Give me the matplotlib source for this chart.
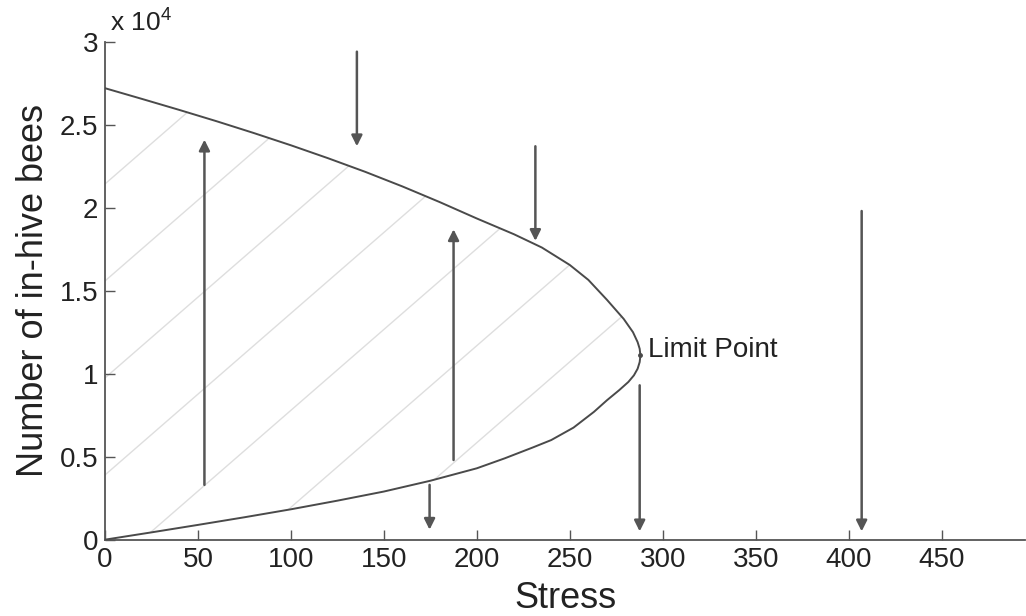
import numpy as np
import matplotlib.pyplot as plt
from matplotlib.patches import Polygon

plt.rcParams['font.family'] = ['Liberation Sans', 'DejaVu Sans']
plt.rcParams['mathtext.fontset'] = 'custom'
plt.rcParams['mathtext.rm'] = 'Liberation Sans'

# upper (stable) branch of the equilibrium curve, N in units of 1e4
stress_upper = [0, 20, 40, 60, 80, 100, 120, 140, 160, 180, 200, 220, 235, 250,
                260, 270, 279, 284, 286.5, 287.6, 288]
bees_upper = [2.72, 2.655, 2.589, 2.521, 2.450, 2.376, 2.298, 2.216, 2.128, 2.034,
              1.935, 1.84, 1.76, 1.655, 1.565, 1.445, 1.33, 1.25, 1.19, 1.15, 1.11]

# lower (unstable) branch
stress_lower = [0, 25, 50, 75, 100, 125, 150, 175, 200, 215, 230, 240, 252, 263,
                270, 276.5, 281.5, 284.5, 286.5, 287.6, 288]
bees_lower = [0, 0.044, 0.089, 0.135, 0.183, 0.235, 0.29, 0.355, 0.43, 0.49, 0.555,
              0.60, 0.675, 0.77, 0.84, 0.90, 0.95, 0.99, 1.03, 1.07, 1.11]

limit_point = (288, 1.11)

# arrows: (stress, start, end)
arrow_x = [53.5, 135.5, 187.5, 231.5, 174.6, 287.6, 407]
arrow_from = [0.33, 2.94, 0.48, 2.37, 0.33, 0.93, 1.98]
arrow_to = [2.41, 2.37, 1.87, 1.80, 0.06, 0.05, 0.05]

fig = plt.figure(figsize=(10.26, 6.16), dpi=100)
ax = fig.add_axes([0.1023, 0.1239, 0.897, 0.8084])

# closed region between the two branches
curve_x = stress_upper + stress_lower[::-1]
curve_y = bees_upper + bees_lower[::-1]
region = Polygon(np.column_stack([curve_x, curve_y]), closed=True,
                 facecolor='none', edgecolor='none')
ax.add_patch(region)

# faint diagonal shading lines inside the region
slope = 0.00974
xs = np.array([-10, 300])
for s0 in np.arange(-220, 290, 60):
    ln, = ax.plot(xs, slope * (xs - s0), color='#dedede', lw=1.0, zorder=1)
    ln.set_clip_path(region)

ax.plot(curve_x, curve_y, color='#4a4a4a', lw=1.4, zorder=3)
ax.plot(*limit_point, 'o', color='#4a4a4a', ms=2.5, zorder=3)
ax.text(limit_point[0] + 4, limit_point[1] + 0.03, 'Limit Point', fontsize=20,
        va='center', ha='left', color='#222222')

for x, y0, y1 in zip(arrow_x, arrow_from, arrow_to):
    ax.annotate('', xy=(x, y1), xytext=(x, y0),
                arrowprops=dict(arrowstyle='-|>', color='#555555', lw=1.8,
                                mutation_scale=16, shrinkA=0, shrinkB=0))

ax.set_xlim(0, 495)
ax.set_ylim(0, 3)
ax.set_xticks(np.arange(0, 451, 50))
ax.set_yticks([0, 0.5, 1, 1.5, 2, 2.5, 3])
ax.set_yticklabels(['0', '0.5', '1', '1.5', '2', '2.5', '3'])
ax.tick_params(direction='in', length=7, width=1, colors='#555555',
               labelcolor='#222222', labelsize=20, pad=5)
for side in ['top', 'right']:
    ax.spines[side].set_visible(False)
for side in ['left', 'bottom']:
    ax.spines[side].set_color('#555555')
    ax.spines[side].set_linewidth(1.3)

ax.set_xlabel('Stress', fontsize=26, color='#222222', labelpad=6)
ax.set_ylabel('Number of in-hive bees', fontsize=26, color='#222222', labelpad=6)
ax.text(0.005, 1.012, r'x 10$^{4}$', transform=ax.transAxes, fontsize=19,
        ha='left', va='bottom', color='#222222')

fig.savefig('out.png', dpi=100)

**TASK OBJECTIVE:** Copy exactly the lines running from the beginning of the listing through the line that has "plt.rcParams['mathtext.rm'] = 'Liberation". Drop the pictures.

**FULL RESPONSE:**
Give me the matplotlib source for this chart.
import numpy as np
import matplotlib.pyplot as plt
from matplotlib.patches import Polygon

plt.rcParams['font.family'] = ['Liberation Sans', 'DejaVu Sans']
plt.rcParams['mathtext.fontset'] = 'custom'
plt.rcParams['mathtext.rm'] = 'Liberation Sans'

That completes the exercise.